FIAT is reportedly developing a hard-topped version of the 124 Spider two-seater sportscar that could offer a more driver-focused alternative to the convertible.

British publication Autocar says it was given an inside line to the Italian car-maker’s design department, and is reporting that a fixed-roof version of the Mazda MX-5-based car could surface as early as next year.

Fiat has nothing official to add at this stage and all details surrounding the potential for a coupe are speculative, but some rumours suggest the coupe version would allow the company to focus on a sharper, performance-focused 124.

Whether the model will show up on Australian shores is dependent on initial confirmation of the Coupe, but Fiat Chrysler Automobiles (FCA) Australia has not yet been given any information regarding a second 124 variant, according to FCA corporate communications director Lucy McLellan.

If the coupe is chalked for production, it is unclear if the fixed-top will be offered Down Under but GoAuto understands the business case is not strong enough at this stage.

If local sporty coupe fans regarded a 124 Coupe in the same light as the Mini Coupe for example, then sales would likely struggle, however, if the hard-top was priced to compete with Toyota’s 86 and the Subaru BRZ then it could be a very different story.

Fiat’s high-performance sister brand Abarth revealed a Rally version of the 124 at the Geneva motor show in March this year, featuring a hard-top, which was the closest thing to a production coupe yet released.

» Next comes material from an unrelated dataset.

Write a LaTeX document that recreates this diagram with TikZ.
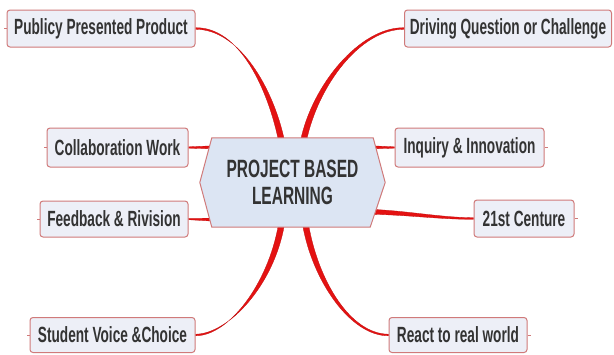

Its roof appears to be more of a bolt-on afterthought rather than the permanently integrated roof panel that is being reported.

Another possibility is a version of Mazda’s retractable hard-top as worn by the MX-5 RF, but it is likely the Italian brand would prefer to distance itself from the Japanese models in a bid to maintain its own identity and target consumer.

Other reports speculate that the roof would be a more complete redesign from the A-pillar to the trailing edge of the boot for a more Jaguar F-type Coupe aesthetic, but the cost of developing such an approach may be prohibitive.

Powertrain possibilities range anywhere from the Fiat 124 entry-level 1.4-litre MultiAir with 119kW, the tuned-up versions under the Abarth 124 bonnet, up to a 224kW 1.8-litre engine that powers the 124 Rally.

Historically, a 124 Coupe fits into the Italian brand’s heritage, with the first 124 Sport Coupe introduced in 1967 a year after the arrival of the original Fiat 124 Sport Spider.

The modern Abarth 124 Spider arrives in Australia later this year.